The Ottoman centuries (about 1517 to 1918)
From the early 1500s, the Ottoman Empire, ruled from Istanbul by a Turkish dynasty, governed almost everything in this book: the Levant, the holy cities of Arabia, Egypt, and more, for roughly four hundred years. The Ottomans get their own chapter (next) because their long rule, and the way it ended, explains most of the modern map.
The hinge: World War I and the mandates
The Ottomans fought on the losing side of World War I (1914 to 1918) and their empire collapsed. What replaced it was decided largely by Britain and France:
- In the secret Sykes-Picot agreement of 1916, Britain and France agreed to divide the Ottoman Arab lands into spheres of influence.
- The British Balfour Declaration of 1917 promised support for "a national home for the Jewish people" in Palestine, while also pledging not to harm the rights of the existing non-Jewish population. Both halves of that promise would be fought over for a century.
- After the war the League of Nations handed Britain and France "mandates," meaning temporary rule, over the new units: the French Mandate for Syria and Lebanon, and the British Mandate for Palestine, Transjordan, and Iraq.
These outside decisions drew borders that often ignored how people actually lived, grouping rivals together and splitting communities apart. Much of the friction in later chapters traces back to this moment.
The modern era, in four waves
1. Independence (1930s to 1971). One by one the countries became independent states: Saudi Arabia unified in 1932, Lebanon and Syria in the 1940s, Jordan in 1946, the Gulf states by 1971. Turkey reinvented itself as a republic in 1923.
2. The Arab-Israeli conflict. The state of Israel was founded in 1948. The war around its creation displaced most Palestinian Arabs, an event Palestinians call the Nakba (catastrophe). A series of wars followed (1948, 1956, 1967, 1973), and the unresolved question of Palestinian statehood remains the region's most persistent conflict.

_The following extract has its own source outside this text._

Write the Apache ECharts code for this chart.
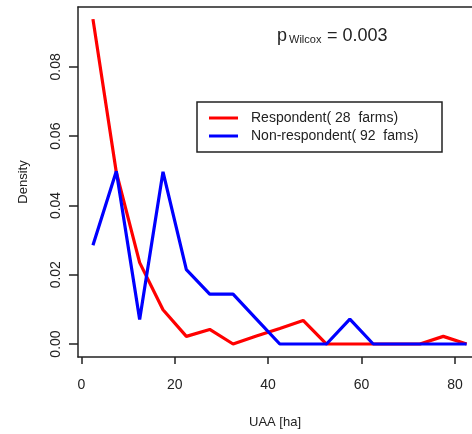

3. Ideologies, oil, and the Cold War. Pan-Arab nationalism, led for a time by Egypt's Nasser, competed with monarchies and with political Islam. The discovery of vast oil reserves, above all in Saudi Arabia and the Gulf, reshaped the economy and global politics. The United States and the Soviet Union backed rival governments throughout.
4. Revolution, war, and the present. Iran's 1979 revolution made it a Shia Islamic republic and a rival to Sunni Saudi Arabia. The Arab Spring uprisings of 2011 toppled some leaders and triggered civil wars in Syria, Libya, and Yemen. The 2010s and 2020s have been shaped by those wars, by the rivalry between Saudi Arabia and Iran, by the rise and fall of the extremist group ISIS, by the war in Gaza that began in 2023, and by the fall of Syria's Assad government in 2024.
One-screen timeline
| Era | Roughly | What to remember |
|---|---|---|
| First cities | 3500 to 500 BCE | Sumer, Babylon, Egypt, Phoenicia, Israelite kingdoms, Saba |
| Classical | 500 BCE to 600 CE | Persians, Alexander, Rome, Byzantium, birth of Christianity |
| Early Islam | 610 to 1258 | Muhammad, Rashidun, Umayyads (Damascus), Abbasids (Baghdad) |
| Middle centuries | 1000 to 1500 | Fatimids, Seljuks, Crusades, Saladin, Mongols, Mamluks |
| Ottoman rule | 1517 to 1918 | Four centuries of Turkish-led empire over most of the region |
| Mandates | 1916 to 1940s | Sykes-Picot, Balfour, British and French rule, new borders |
| Independence and conflict | 1932 to today | New states, Israel and the Palestinians, oil, Cold War, Arab Spring |
With the shape of the whole story in mind, we turn to the empire whose long rule and sudden collapse drew the modern map: the Ottomans. 👉
The Ottoman Empire and its long shadow
You asked whether these countries "engaged with the Ottomans." The honest answer is bigger than that: for about four hundred years, almost every country in this book was the Ottoman Empire. To understand the region you have to understand the empire that shaped it and the way its collapse set the modern stage.
Where the Ottomans came from
The Ottomans began around 1300 as a small Turkish principality in northwest Anatolia, one of many that filled the gap left by the declining Byzantine and Seljuk states. They were named after their founder, Osman. Over two centuries they grew into a major power. The turning point was 1453, when Sultan Mehmed II captured Constantinople, ending the thousand-year Byzantine Empire and making the city (later called Istanbul) his capital.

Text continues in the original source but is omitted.